• [Task to carry out] Look through the lines below and extract any with the word "this".

(Rows from a dataset of charts and code)
···

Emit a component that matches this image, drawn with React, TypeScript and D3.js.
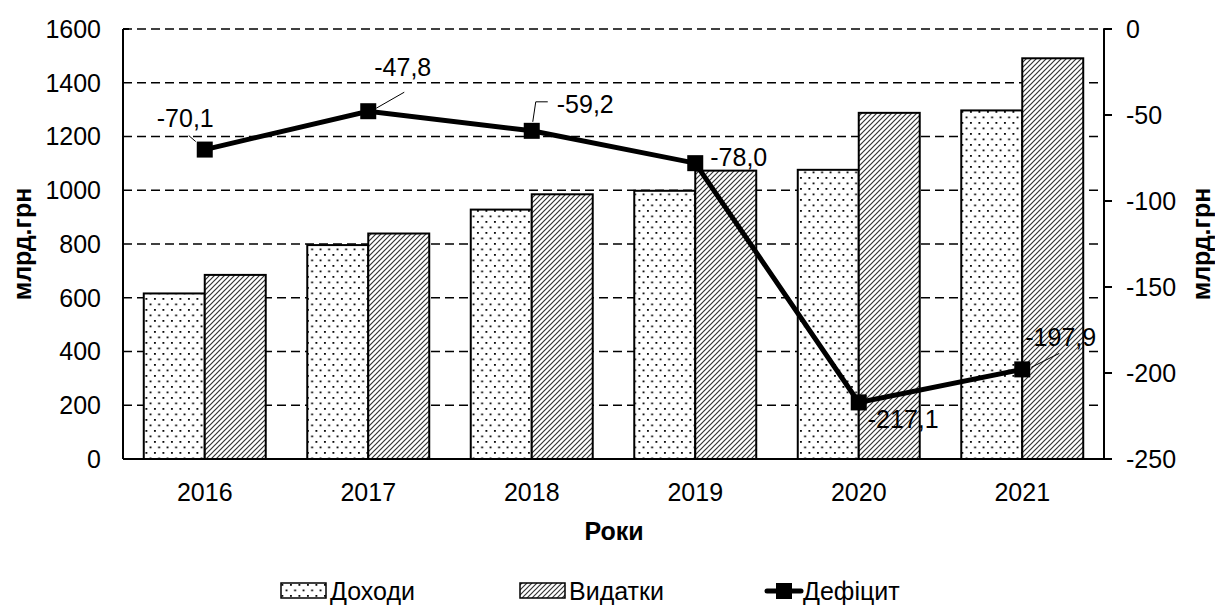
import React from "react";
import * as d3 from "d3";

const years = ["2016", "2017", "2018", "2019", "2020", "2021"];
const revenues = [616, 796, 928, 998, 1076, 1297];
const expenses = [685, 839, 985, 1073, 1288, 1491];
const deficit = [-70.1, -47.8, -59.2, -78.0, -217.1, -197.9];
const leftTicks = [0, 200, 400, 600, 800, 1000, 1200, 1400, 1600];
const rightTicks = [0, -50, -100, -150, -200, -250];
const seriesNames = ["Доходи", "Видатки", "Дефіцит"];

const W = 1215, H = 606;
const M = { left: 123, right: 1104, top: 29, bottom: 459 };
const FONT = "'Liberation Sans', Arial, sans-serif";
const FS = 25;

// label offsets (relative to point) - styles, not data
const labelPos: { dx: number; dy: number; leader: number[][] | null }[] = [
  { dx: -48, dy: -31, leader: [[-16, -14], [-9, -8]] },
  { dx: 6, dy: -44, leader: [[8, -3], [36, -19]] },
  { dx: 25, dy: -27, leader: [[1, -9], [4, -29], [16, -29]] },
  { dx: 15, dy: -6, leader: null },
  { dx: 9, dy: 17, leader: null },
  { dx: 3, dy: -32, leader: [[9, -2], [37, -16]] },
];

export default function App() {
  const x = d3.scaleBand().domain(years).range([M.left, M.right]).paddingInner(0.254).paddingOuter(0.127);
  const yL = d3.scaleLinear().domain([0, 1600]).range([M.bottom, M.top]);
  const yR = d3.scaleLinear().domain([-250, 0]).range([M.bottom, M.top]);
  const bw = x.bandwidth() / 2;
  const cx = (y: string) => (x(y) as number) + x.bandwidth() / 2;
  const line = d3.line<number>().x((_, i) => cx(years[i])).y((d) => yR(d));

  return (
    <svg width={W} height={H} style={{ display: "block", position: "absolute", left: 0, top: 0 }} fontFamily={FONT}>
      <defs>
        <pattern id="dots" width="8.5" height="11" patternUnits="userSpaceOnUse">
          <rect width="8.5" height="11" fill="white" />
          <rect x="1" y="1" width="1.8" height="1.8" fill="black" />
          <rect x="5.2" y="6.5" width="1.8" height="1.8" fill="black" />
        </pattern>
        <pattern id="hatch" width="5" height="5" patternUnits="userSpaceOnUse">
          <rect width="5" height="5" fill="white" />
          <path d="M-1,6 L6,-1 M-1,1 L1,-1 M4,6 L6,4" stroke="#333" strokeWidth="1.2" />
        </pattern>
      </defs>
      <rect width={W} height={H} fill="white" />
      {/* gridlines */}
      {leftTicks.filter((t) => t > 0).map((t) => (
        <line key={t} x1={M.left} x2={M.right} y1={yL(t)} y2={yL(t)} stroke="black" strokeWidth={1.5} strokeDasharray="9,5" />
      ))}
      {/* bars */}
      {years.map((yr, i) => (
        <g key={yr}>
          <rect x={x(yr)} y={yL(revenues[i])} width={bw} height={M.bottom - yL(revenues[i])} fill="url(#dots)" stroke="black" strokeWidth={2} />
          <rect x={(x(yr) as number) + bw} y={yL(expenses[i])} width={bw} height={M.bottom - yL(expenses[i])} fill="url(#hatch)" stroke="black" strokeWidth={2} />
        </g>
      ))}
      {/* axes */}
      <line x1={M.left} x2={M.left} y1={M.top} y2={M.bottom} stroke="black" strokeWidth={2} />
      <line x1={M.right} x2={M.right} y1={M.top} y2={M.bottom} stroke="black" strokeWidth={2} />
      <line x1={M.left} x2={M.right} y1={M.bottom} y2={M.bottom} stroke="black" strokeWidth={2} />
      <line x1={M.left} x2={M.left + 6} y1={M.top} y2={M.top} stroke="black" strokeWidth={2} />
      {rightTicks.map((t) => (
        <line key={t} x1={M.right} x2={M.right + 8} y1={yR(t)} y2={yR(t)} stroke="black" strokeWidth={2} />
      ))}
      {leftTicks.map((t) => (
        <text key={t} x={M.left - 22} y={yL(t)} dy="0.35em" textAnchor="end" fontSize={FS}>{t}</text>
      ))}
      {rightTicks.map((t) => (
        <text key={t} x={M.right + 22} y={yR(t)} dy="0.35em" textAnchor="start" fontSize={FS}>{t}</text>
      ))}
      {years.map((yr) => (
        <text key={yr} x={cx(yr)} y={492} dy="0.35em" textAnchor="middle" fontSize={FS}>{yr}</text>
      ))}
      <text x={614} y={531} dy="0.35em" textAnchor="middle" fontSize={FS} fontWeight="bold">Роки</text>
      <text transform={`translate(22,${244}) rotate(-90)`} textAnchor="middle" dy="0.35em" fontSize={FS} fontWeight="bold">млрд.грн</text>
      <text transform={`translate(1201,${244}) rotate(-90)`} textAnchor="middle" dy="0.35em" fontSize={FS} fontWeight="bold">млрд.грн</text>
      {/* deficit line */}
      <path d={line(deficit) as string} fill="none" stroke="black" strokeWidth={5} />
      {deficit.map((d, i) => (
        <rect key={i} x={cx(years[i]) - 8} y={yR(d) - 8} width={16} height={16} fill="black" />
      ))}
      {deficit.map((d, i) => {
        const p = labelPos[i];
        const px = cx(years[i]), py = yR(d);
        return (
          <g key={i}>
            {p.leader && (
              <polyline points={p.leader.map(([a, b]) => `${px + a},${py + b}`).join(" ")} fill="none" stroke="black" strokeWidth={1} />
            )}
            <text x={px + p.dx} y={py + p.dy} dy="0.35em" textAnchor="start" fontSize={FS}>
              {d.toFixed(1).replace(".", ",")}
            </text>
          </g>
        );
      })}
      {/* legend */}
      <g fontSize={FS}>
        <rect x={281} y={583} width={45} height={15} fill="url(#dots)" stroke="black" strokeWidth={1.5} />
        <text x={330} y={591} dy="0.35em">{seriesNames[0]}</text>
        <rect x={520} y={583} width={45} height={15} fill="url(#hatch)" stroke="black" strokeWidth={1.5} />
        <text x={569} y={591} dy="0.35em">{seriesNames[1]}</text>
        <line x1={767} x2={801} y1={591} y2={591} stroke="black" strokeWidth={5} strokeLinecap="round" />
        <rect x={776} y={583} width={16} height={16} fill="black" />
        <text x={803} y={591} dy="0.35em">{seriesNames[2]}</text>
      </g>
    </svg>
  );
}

···

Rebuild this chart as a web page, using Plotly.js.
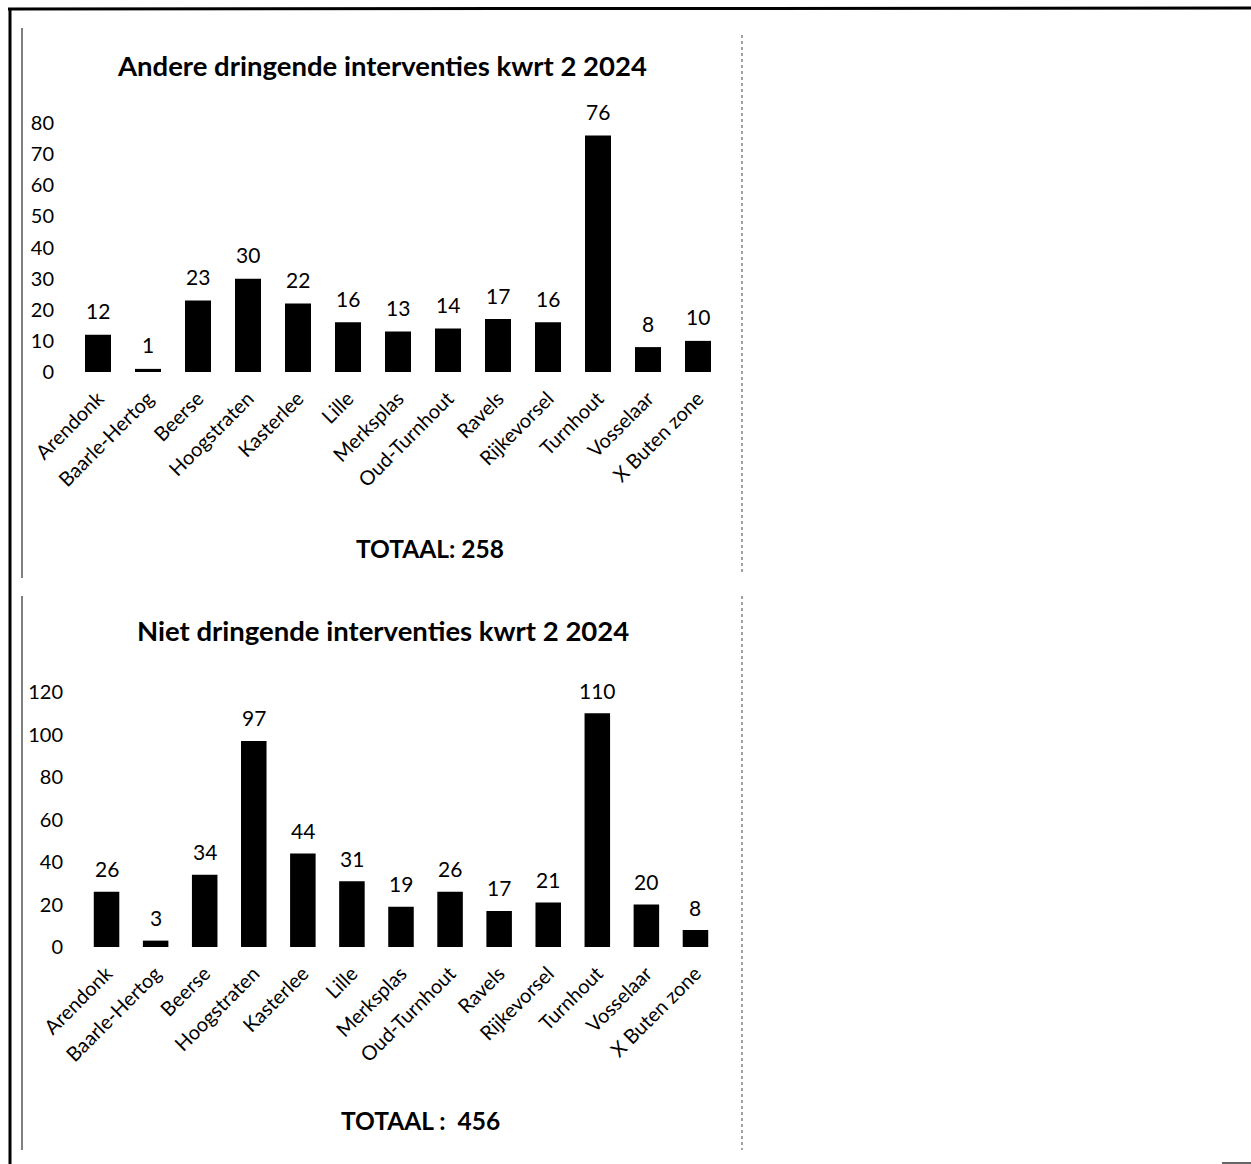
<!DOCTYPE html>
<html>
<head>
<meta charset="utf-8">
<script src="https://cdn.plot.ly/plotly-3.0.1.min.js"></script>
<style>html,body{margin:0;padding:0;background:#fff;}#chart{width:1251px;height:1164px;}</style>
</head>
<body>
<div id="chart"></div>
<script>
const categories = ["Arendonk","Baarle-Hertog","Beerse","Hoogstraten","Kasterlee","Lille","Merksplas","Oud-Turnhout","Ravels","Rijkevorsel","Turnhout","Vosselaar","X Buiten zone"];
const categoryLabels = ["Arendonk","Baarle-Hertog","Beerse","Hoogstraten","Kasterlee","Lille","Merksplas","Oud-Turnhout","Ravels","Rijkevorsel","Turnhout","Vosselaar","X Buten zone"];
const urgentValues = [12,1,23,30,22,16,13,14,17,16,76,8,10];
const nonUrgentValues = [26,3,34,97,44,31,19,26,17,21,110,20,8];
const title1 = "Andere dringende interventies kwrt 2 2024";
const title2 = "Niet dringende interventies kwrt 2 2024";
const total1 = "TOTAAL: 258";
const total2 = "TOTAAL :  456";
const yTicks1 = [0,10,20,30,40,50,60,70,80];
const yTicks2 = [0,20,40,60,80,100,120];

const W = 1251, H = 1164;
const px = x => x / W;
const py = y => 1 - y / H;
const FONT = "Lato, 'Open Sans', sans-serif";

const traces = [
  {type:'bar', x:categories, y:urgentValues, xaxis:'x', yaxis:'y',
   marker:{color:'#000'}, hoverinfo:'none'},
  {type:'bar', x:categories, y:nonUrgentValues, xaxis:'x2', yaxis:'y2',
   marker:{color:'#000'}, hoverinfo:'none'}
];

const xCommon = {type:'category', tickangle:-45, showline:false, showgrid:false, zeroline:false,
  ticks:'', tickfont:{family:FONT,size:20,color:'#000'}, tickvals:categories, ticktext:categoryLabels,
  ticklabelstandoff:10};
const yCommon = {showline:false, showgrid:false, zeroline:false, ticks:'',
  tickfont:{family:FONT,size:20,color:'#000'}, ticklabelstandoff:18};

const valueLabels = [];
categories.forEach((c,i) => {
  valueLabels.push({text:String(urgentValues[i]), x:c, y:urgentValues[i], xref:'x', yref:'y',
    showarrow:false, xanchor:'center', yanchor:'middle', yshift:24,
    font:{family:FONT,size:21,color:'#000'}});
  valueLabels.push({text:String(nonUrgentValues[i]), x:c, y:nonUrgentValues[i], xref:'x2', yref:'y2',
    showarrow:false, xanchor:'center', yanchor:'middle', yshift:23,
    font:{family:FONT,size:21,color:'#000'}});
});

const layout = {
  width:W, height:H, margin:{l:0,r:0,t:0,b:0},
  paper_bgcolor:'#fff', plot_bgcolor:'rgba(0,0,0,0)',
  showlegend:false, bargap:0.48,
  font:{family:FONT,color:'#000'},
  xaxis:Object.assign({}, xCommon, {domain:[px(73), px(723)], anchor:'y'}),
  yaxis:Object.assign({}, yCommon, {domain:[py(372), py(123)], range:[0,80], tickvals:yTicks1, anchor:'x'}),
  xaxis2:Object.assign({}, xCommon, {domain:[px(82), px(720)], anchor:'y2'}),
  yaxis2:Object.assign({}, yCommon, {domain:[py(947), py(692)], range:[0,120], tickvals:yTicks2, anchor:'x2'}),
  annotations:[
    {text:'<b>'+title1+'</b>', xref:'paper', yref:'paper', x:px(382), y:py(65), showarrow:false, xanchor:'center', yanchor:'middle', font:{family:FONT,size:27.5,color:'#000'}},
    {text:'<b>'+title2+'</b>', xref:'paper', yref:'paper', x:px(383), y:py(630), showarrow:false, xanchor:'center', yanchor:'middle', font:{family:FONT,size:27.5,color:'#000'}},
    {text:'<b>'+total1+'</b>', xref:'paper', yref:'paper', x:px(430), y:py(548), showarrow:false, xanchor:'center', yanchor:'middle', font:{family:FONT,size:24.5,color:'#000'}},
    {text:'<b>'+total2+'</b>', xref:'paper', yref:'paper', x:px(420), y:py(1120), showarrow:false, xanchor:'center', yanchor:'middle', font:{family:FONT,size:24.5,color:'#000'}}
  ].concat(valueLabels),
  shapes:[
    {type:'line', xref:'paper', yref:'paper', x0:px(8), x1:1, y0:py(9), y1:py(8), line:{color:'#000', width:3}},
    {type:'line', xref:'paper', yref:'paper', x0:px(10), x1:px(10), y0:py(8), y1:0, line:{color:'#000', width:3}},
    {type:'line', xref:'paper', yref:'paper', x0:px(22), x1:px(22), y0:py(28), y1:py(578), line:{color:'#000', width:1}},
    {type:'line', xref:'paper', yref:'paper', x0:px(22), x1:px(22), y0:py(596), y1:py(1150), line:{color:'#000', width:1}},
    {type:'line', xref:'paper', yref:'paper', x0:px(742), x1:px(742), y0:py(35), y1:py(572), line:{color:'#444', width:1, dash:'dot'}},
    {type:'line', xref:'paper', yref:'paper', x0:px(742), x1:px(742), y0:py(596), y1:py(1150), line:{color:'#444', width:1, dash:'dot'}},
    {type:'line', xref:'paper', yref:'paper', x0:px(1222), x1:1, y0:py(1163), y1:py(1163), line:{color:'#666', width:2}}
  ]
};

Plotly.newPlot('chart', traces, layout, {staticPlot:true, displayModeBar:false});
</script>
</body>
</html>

···

• [Task response]
Emit a component that matches this image, drawn with React, TypeScript and D3.js.
Rebuild this chart as a web page, using Plotly.js.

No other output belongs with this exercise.